OMAHA, Neb. (AP) _ The bus that stops in Rushville five days a week is a lifeline for 72-year- old Evelyn Trenkle.

But she and the other 1,200 residents in the northwestern Nebraska town face losing their bus service and joining the ranks of thousands of rural Americans who live beyond the scope of scheduled bus, rail and air service.

″We’re just so isolated out here, I don’t know what we’d without it,″ said Mrs. Trenkle.

Rushville, near the South Dakota border, is 400 miles from Omaha and 30 miles from Chadron, the nearest community of any substance.

Arrow-Black Hills Stage Lines runs the bus that stops in Rushville. Two years ago, the company announced it would discontinue the route, from Rapid City, S.D., to Omaha, because of low ridership, said Jim Maly, schedule manager.

The bus is still running because towns along the route joined with the state and federal governments to work out a subsidy, but the bus could be threatened again when the subsidy runs out, Maly said.

The isolation of rural America concerns not only residents, but also the U.S. Department of Agriculture.

″Too often, if you live in a rural community, the bus may no longer come to town, nor may rail or air service be available,″ said Martin Fitzpatrick Jr., administrator of the Agriculture Department’s Office of Transportation.

″Many rural communities are now truly at the end of the line, with limited access to any form of public transportation,″ Fitzpatrick said.

His office, along with the U.S. Department of Transportation’s Urban Mass Transportation Administration and the United Bus Owners of America, have spent a year studying rural transportation problems.

That work will culminate with a three-day conference beginning Monday in Omaha to develop a plan to ″reconnect rural America.″ Among those scheduled to speak are Gov. Kay Orr, Sen. Larry Pressler of South Dakota, and Rep. Virginia Smith of Nebraska.

″During the last year, a new effort has begun to reconnect rural America. We hope this national meeting will consolidate those efforts for the future,″ Fitzpatrick said.

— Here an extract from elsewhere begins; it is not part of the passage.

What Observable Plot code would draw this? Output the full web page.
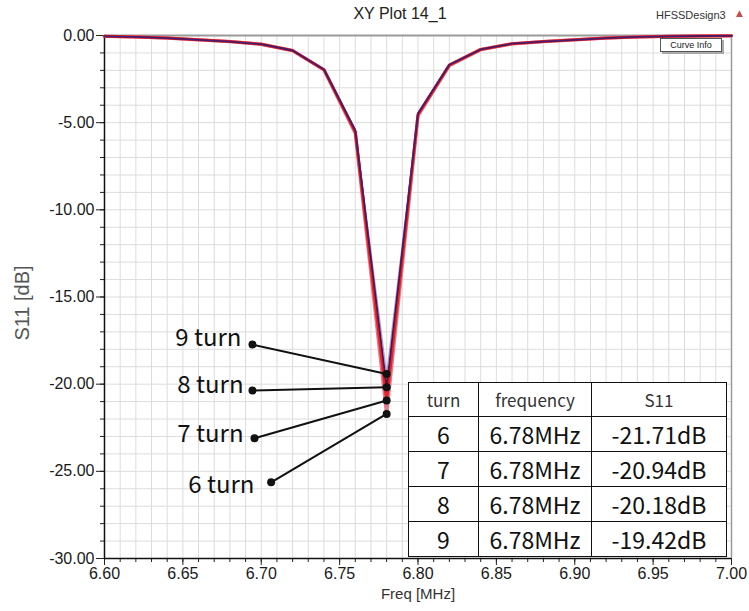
<!DOCTYPE html>
<html>
<head>
<meta charset="utf-8">
<script src="https://cdn.jsdelivr.net/npm/d3@7"></script>
<script src="https://cdn.jsdelivr.net/npm/@observablehq/plot@0.6"></script>
<style>
  body { margin: 0; background: #fff; }
  #wrap { position: relative; width: 749px; height: 611px; overflow: hidden; background: #fff; }
  #wrap svg { position: absolute; left: 0; top: 0; }
  .title { position: absolute; left: 0; width: 800px; top: 5px; text-align: center; font: 16px "Liberation Sans", Arial, sans-serif; color: #222; }
  .design { position: absolute; left: 656px; top: 9px; font: 11px "Liberation Sans Narrow", "Liberation Sans", Arial, sans-serif; color: #333; }
  .tri { position: absolute; left: 736px; top: 8px; font: 9px "DejaVu Sans", sans-serif; color: #c0504d; }
  .curveinfo { position: absolute; left: 660px; top: 38px; width: 60px; height: 12px; border: 1px solid #555; background: #fff;
    box-shadow: 2px 2px 0 #aaa; font: 9px "Liberation Sans Narrow", "Liberation Sans", Arial, sans-serif; text-align: center; line-height: 12px; color: #222; }
  .ylab { position: absolute; left: 22px; top: 303px; transform: translate(-50%, -50%) rotate(-90deg); white-space: nowrap;
    font: 20px "Liberation Sans", Arial, sans-serif; color: #555; }
  table.res { position: absolute; left: 408px; top: 382px; border-collapse: collapse; background: #fff; font-family: "Noto Sans CJK KR", "Noto Sans", sans-serif; }
  table.res td { border: 1.5px solid #111; text-align: center; padding: 0; }
  table.res tr.h td { height: 33px; font-size: 17px; color: #333; }
  table.res tr.b td { height: 34px; font-size: 23px; color: #111; }
</style>
</head>
<body>
<div id="wrap"></div>
<script>
// ---- data ----
const freq  = [6.60, 6.62, 6.64, 6.66, 6.68, 6.70, 6.72, 6.74, 6.76, 6.78, 6.80, 6.82, 6.84, 6.86, 6.88, 6.90, 6.92, 6.94, 6.96, 6.98, 7.00];
const turn6 = [-0.05, -0.08, -0.15, -0.25, -0.35, -0.50, -0.87, -1.97, -5.60, -21.71, -4.60, -1.72, -0.81, -0.48, -0.35, -0.25, -0.15, -0.08, -0.05, -0.03, -0.02];
const turn7 = [-0.05, -0.08, -0.15, -0.25, -0.35, -0.50, -0.86, -1.96, -5.52, -20.94, -4.54, -1.70, -0.80, -0.47, -0.35, -0.25, -0.15, -0.08, -0.05, -0.03, -0.02];
const turn8 = [-0.05, -0.08, -0.15, -0.25, -0.35, -0.50, -0.86, -1.95, -5.45, -20.18, -4.48, -1.68, -0.80, -0.47, -0.35, -0.25, -0.15, -0.08, -0.05, -0.03, -0.02];
const turn9 = [-0.05, -0.08, -0.15, -0.25, -0.35, -0.50, -0.85, -1.94, -5.38, -19.42, -4.42, -1.66, -0.79, -0.46, -0.34, -0.25, -0.15, -0.08, -0.05, -0.03, -0.02];
const turns = [6, 7, 8, 9];
const seriesValues = [turn6, turn7, turn8, turn9];
const resonanceFreq = [6.78, 6.78, 6.78, 6.78];
const tableFreq = ["6.78MHz", "6.78MHz", "6.78MHz", "6.78MHz"];
const tableS11 = ["-21.71dB", "-20.94dB", "-20.18dB", "-19.42dB"];
const tableMin = [-21.71, -20.94, -20.18, -19.42];
const tableHeader = ["turn", "frequency", "S11"];
const xTicks = [6.60, 6.65, 6.70, 6.75, 6.80, 6.85, 6.90, 6.95, 7.00];
const yTicks = [0, -5, -10, -15, -20, -25, -30];
// callout anchors (data units): dot at label end, and text anchor
const calloutDotX  = [6.7063, 6.6957, 6.6944, 6.6944];
const calloutDotY  = [-25.63, -23.10, -20.37, -17.73];
const calloutTextX = [6.6957, 6.6887, 6.6887, 6.6874];
const calloutTextY = [-25.82, -22.89, -20.08, -17.38];

// ---- build tables ----
const lineData = [];
turns.forEach((t, i) => freq.forEach((f, j) => lineData.push({turn: t, f, s: seriesValues[i][j]})));
const callouts = turns.map((t, i) => ({
  label: `${t} turn`, x1: calloutDotX[i], y1: calloutDotY[i], x2: resonanceFreq[i], y2: tableMin[i],
  tx: calloutTextX[i], ty: calloutTextY[i]
}));
const colors = {6: "#e07a8a", 7: "#e3232b", 8: "#5e1236", 9: "#2b2fd0"};
const widths = {6: 3.4, 7: 3.0, 8: 1.8, 9: 1.2};
const opac = {6: 1, 7: 1, 8: 1, 9: 0.45};

const xMinor = d3.range(0, 41).map(i => +(6.60 + i * 0.01).toFixed(2));
const yMinor = d3.range(-30, 1, 1);
const font = "'Liberation Sans', Arial, sans-serif";

const chart = Plot.plot({
  width: 749, height: 611,
  marginLeft: 104, marginRight: 18, marginTop: 35, marginBottom: 53,
  x: {domain: [6.60, 7.00]},
  y: {domain: [-30, 0]},
  style: {fontFamily: font, fontSize: "16px", color: "#1a1a1a", background: "transparent", overflow: "visible"},
  marks: [
    Plot.gridX(xMinor, {stroke: "#dcdcdc", strokeOpacity: 1}),
    Plot.gridY(yMinor, {stroke: "#dcdcdc", strokeOpacity: 1}),
    Plot.ruleY([0], {stroke: "#9a9a9a", strokeWidth: 2}),
    Plot.ruleX([7.00], {stroke: "#9a9a9a", strokeWidth: 1.5}),
    Plot.axisY({ticks: yMinor, tickSize: 4, tickFormat: () => "", label: null, stroke: "#222"}),
    Plot.axisY({ticks: yTicks, tickSize: 8, tickPadding: 2, tickFormat: d => d.toFixed(2), label: null, fontSize: 16, stroke: "#222"}),
    Plot.axisX({ticks: xMinor, tickSize: 4, tickFormat: () => "", label: null, stroke: "#222"}),
    Plot.axisX({ticks: xTicks, tickSize: 7, tickPadding: 2, tickFormat: d => d.toFixed(2), label: null, fontSize: 16, stroke: "#222"}),
    Plot.ruleX([6.60], {stroke: "#111", strokeWidth: 1.5}),
    Plot.ruleY([-30], {stroke: "#111", strokeWidth: 1.5}),
    ...turns.map(t => Plot.line(lineData.filter(d => d.turn === t), {x: "f", y: "s", stroke: colors[t], strokeWidth: widths[t], strokeOpacity: opac[t]})),
    Plot.link(callouts, {x1: "x1", y1: "y1", x2: "x2", y2: "y2", stroke: "#111", strokeWidth: 2}),
    Plot.dot(callouts, {x: "x1", y: "y1", r: 4, fill: "#111"}),
    Plot.dot(callouts, {x: "x2", y: "y2", r: 4, fill: "#111"}),
    Plot.text(callouts, {x: "tx", y: "ty", text: "label", textAnchor: "end", fontSize: 24, fill: "#111",
      fontFamily: "'Noto Sans CJK KR', 'Noto Sans', sans-serif"}),
    Plot.text(["Freq [MHz]"], {frameAnchor: "bottom", dy: 40, fontSize: 15, fill: "#333"})
  ]
});

const wrap = document.getElementById("wrap");
wrap.appendChild(chart);

const add = (cls, txt) => { const d = document.createElement("div"); d.className = cls; d.textContent = txt; wrap.appendChild(d); };
add("title", "XY Plot 14_1");
add("design", "HFSSDesign3");
add("tri", "▲");
add("curveinfo", "Curve Info");
add("ylab", "S11 [dB]");

const table = document.createElement("table"); table.className = "res";
const colW = [69, 112, 134];
const hr = document.createElement("tr"); hr.className = "h";
tableHeader.forEach((h, i) => { const td = document.createElement("td"); td.textContent = h; td.style.width = colW[i] + "px"; hr.appendChild(td); });
table.appendChild(hr);
turns.forEach((t, i) => {
  const tr = document.createElement("tr"); tr.className = "b";
  [String(t), tableFreq[i], tableS11[i]].forEach((v, k) => { const td = document.createElement("td"); td.textContent = v; td.style.width = colW[k] + "px"; tr.appendChild(td); });
  table.appendChild(tr);
});
wrap.appendChild(table);
</script>
</body>
</html>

″We’ve learned that while service to rural communities indeed has been lost in many cases, there are a variety of ways rural transportation needs can be met,″ he said.

″For example, flexible point-to-point routes tailored to particular passenger needs are beginning to take the place of traditional, fixed-route systems. Also, rural passenger needs sometimes can be dovetailed with the shipment of goods in sparsely populated areas.″

Steve Sprague, the United Bus Owners’ vice president for government affairs, said the conference should provide a blueprint for both governmental agencies and transportation providers.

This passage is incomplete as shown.